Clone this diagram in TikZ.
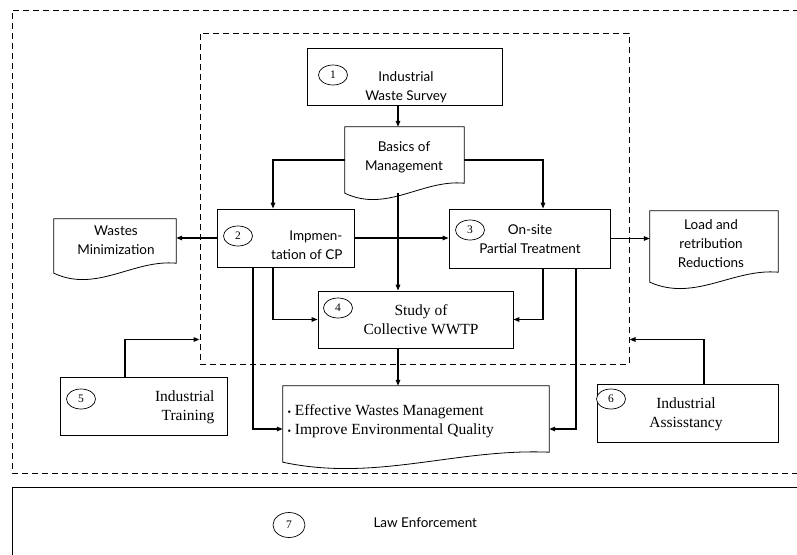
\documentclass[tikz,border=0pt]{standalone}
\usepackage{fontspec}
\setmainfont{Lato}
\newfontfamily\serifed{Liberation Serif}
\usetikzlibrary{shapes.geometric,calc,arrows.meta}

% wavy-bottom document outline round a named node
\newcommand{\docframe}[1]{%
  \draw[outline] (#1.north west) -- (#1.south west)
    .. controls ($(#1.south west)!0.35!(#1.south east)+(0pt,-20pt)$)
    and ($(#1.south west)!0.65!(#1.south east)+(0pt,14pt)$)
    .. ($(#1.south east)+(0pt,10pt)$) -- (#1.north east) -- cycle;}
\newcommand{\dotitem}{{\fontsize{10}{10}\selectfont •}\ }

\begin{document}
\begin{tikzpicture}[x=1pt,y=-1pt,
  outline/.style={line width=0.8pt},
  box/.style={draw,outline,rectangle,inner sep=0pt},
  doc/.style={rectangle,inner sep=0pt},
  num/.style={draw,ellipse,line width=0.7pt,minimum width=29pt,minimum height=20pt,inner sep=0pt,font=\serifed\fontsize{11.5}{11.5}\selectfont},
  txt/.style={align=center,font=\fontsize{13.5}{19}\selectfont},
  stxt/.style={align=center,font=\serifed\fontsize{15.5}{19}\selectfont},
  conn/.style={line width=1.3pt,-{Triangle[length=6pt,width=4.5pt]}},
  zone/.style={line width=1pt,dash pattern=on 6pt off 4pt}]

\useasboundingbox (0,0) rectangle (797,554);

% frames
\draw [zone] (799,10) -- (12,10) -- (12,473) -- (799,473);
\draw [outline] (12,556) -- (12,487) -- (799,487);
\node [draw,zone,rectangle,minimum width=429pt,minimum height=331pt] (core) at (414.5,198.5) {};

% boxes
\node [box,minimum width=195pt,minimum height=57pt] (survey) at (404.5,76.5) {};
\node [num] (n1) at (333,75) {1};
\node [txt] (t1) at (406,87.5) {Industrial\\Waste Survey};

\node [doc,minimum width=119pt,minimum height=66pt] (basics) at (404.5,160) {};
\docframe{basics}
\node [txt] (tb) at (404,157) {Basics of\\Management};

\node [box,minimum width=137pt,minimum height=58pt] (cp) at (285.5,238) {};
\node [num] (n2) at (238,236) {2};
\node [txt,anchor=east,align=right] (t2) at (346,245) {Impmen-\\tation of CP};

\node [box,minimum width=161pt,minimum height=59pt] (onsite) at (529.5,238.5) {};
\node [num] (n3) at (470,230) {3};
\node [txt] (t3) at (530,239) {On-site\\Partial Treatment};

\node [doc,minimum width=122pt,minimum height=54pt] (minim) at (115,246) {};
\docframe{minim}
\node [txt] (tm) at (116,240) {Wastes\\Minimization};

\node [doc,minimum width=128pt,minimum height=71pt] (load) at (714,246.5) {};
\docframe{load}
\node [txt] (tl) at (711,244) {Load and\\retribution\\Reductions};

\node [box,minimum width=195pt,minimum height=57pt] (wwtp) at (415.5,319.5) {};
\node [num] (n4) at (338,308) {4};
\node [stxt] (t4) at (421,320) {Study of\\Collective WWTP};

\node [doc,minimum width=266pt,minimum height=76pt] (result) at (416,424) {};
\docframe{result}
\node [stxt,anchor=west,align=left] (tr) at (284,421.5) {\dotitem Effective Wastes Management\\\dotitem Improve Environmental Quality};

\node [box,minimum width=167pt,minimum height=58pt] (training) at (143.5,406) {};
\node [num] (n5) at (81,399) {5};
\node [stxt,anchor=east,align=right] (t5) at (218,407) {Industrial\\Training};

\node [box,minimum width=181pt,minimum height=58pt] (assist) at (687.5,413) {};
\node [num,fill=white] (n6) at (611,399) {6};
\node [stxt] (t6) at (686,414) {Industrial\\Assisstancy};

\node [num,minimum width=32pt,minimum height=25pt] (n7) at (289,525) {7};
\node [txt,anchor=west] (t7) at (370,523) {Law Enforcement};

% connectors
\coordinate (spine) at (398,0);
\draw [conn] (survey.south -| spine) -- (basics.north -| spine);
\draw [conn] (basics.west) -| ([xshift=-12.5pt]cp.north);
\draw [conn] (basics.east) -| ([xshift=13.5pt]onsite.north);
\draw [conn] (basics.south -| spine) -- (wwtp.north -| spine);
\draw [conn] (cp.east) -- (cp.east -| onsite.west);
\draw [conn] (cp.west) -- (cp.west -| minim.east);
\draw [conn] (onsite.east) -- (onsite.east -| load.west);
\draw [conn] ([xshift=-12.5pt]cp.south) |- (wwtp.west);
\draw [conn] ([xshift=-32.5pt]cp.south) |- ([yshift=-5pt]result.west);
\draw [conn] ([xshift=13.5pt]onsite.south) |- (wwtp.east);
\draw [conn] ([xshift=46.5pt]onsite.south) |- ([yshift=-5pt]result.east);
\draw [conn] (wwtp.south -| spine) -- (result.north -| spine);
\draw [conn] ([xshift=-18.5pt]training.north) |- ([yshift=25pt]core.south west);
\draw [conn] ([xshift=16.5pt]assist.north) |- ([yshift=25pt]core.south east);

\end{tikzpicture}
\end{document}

◆ ◆ ◆ ◆

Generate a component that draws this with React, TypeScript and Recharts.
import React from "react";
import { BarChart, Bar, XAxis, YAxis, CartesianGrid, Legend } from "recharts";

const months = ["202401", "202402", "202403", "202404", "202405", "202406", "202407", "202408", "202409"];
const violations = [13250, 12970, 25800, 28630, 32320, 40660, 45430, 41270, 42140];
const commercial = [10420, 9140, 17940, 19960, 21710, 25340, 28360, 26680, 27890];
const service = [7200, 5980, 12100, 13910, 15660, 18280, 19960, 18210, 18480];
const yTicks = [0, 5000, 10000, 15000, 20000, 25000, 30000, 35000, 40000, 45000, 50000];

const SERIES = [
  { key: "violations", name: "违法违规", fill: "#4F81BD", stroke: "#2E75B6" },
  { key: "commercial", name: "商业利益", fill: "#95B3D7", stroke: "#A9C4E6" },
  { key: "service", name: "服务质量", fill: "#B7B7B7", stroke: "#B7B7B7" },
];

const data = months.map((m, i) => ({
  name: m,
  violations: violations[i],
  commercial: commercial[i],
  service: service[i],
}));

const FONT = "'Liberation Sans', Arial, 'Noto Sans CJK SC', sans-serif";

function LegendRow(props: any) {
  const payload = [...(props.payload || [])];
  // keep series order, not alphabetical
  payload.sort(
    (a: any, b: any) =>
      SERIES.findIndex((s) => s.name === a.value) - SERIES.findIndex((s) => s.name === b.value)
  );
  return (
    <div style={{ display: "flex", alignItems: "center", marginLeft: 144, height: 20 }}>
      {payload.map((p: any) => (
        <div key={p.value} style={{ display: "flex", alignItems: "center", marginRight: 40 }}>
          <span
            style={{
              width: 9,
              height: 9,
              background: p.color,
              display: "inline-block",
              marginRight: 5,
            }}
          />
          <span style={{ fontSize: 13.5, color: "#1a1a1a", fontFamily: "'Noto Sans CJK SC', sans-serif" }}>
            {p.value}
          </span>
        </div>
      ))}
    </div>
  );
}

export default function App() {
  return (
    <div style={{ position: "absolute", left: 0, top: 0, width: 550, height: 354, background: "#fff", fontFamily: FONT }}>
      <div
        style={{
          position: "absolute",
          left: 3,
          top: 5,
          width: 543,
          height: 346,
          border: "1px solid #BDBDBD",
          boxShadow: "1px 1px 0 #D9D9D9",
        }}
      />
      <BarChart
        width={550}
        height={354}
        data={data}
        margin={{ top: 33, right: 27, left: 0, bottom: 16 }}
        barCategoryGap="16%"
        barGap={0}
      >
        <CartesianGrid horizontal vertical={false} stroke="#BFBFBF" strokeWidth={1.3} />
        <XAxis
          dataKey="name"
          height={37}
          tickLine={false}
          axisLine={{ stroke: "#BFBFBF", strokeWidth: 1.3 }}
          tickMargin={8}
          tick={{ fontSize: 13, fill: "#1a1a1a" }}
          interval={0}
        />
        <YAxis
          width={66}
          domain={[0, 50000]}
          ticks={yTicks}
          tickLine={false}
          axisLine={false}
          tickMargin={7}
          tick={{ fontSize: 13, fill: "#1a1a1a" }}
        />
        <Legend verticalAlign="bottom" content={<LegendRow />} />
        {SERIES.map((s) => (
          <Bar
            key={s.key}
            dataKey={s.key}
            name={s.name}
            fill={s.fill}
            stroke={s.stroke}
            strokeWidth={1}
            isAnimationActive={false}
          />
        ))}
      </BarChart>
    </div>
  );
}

◆ ◆ ◆ ◆

- WORK TO COMPLETE -
Lines of the material that contain the word "React" are to be gathered.

- ANSWER TO THE EXERCISE -
Generate a component that draws this with React, TypeScript and Recharts.
import React from "react";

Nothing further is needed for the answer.